The rain started just as I set out on the first of four days of bicycling that would carry me 185 miles up and down North Carolina’s Outer Banks. I had driven my car from our rented house on the northern end to Avon — 33 bike-miles from Ocracoke at the southern terminus of the Outer Banks. Just as I was unloading my bike, the rain started.

It was 7:00 AM, and I had come too far not to ride. It was also July, so I wasn’t worried about being too cold. But, how often do I get to Cape Hatteras? If I didn’t start on that day, then my goal of riding the length of Outer Banks would be in jeopardy.

Let it go

I put on my rain gear and headed south.
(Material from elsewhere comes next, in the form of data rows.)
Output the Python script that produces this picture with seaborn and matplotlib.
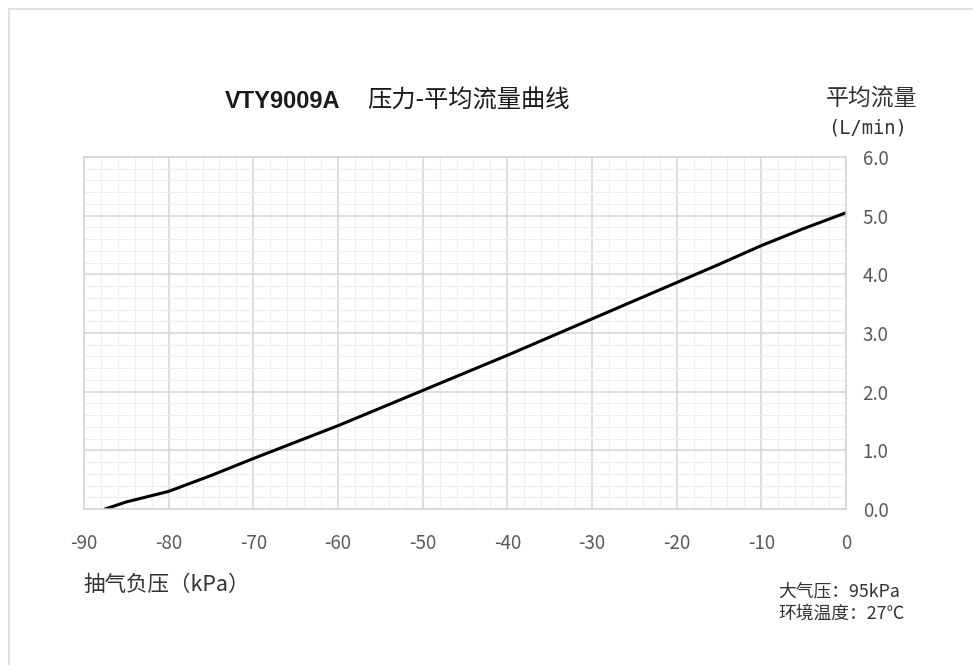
import matplotlib
matplotlib.use("Agg")
import matplotlib.pyplot as plt
import matplotlib.patches as mpatches
from matplotlib.ticker import MultipleLocator
import seaborn as sns
import pandas as pd

# data
pressure = [-87.5, -85, -80, -75, -70, -65, -60, -55, -50, -45, -40, -35, -30, -25, -20, -15, -10, -5, 0]
flow = [0.0, 0.12, 0.30, 0.57, 0.86, 1.14, 1.42, 1.72, 2.02, 2.32, 2.62, 2.93, 3.24, 3.55, 3.86, 4.17, 4.49, 4.78, 5.05]
x_ticks = [-90, -80, -70, -60, -50, -40, -30, -20, -10, 0]
y_ticks = [0.0, 1.0, 2.0, 3.0, 4.0, 5.0, 6.0]

df = pd.DataFrame({"pressure": pressure, "flow": flow})

sns.set_style("white")
plt.rcParams['font.family'] = ['Noto Sans CJK SC', 'DejaVu Sans']

fig = plt.figure(figsize=(9.73, 6.65), dpi=100)
# faint frame around the picture
fig.patches.append(mpatches.Rectangle((0.009, -0.01), 1.0, 0.996, transform=fig.transFigure,
                                      fill=False, edgecolor="#dcdcdc", linewidth=1.2))
ax = fig.add_axes([0.0863, 0.2346, 0.7832, 0.5293])

sns.lineplot(data=df, x="pressure", y="flow", ax=ax, color="black", linewidth=2.2)

ax.set_xlim(-90, 0)
ax.set_ylim(0, 6)
ax.set_xticks(x_ticks)
ax.set_yticks(y_ticks)
ax.set_xticklabels([str(v) for v in x_ticks])
ax.set_yticklabels([f"{v:.1f}" for v in y_ticks])
ax.xaxis.set_minor_locator(MultipleLocator(2))
ax.yaxis.set_minor_locator(MultipleLocator(0.2))
ax.grid(which="major", color="#d4d4d4", linewidth=1.1)
ax.grid(which="minor", color="#efefef", linewidth=0.8)
ax.set_axisbelow(True)
for s in ax.spines.values():
    s.set_color("#d4d4d4")
    s.set_linewidth(1.1)

ax.yaxis.tick_right()
ax.tick_params(axis="both", which="both", length=0, labelsize=13.5, labelcolor="#595959")
ax.tick_params(axis="x", pad=17)
ax.tick_params(axis="y", pad=12)
ax.set_xlabel("")
ax.set_ylabel("")

fig.text(0.350, 0.848, "VTY9009A", fontsize=17, fontweight="bold", ha="right", va="center",
         family=["Liberation Sans Narrow", "Liberation Sans", "DejaVu Sans"], color="#1a1a1a")
fig.text(0.377, 0.848, "压力-平均流量曲线", fontsize=17.5, ha="left", va="center", color="#1a1a1a")
fig.text(0.896, 0.852, "平均流量", fontsize=16.5, ha="center", va="center", color="#333333")
fig.text(0.892, 0.807, "(L/min)", fontsize=13.5, ha="center", va="center", color="#333333",
         family=["DejaVu Sans Mono", "DejaVu Sans"])
fig.text(0.086, 0.121, "抽气负压（kPa）", fontsize=15.5, ha="left", va="center", color="#333333")
fig.text(0.800, 0.111, "大气压：95kPa", fontsize=12.8, ha="left", va="center", color="#333333")
fig.text(0.800, 0.077, "环境温度：27℃", fontsize=12.8, ha="left", va="center", color="#333333")

plt.savefig("out.png", dpi=100)
plt.close()
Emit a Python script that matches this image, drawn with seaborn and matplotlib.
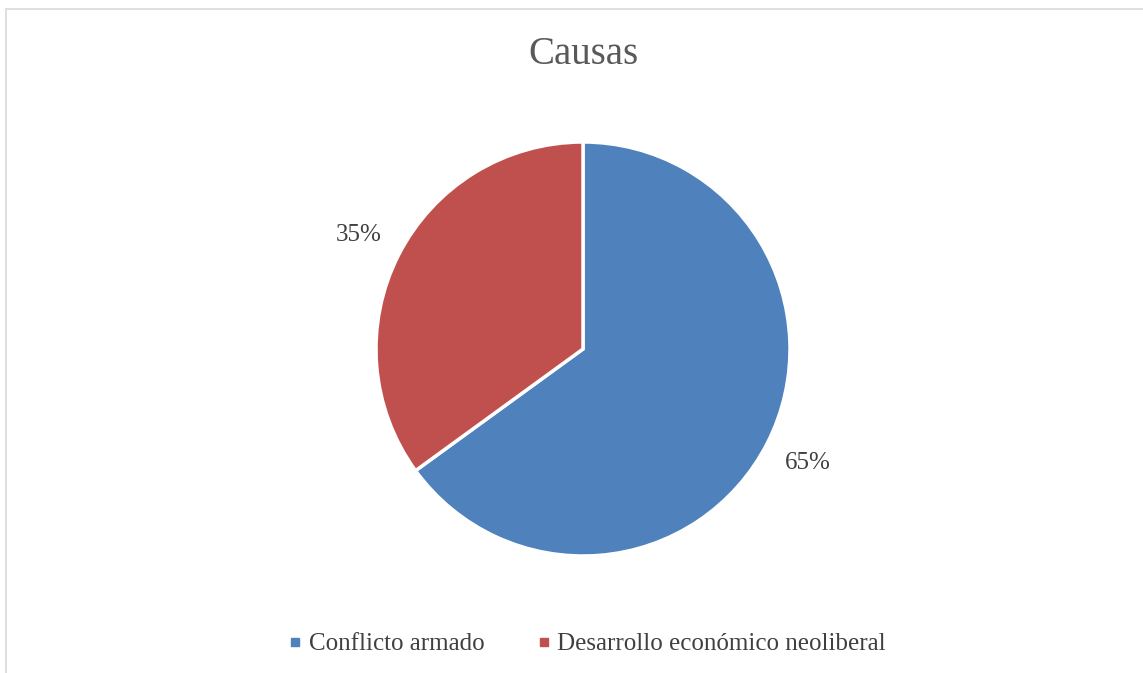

I fought the urge to turn around (“This is so stupid!”). Within fifteen minutes, I was soaked through and through, rain gear or not. I found I was much more comfortable being drenched than fighting to stay dry.

It was one of those “let it go” experiences. I figured I might as well give in and enjoy the scenery.

After an hour, I took off my parka and rain pants and peddled in what had become a light drizzle. By the time I reached the ferry bound for Ocracoke Island, the rain had ceased. I still had the bulk of that day’s ride ahead of me.

The distances between points on the map have a feel to them when you go by bike. Each day brought new stretches of highway. The old cottages at Nags Head and new resorts at Duck. The long distances of the Cape Hatteras National Seashore. On that day heading to Ocracoke, I got to know each village (Buxton, Frisco, Hatteras) as I passed through at fifteen miles an hour.

Are we really better going so fast?

I had vacationed several other times on these islands. But, I had never “experienced” them before like I did biking the entire length. You see and hear and feel a lot from riding a bicycle at fifteen miles an hour.

I could read historical markers that are only a blur from a car. (Did you know the first musical notes over the radio were broadcast on Cape Hatteras?) You can look pedestrians in the eye and say hello. Try that at sixty miles an hour.

What else do I miss by not slowing down?

Living in the D.C. suburbs of Northern Virginia sure makes a slower pace difficult. Are we really better because we pack so much into our days? My bike told me, “No, not necessarily.”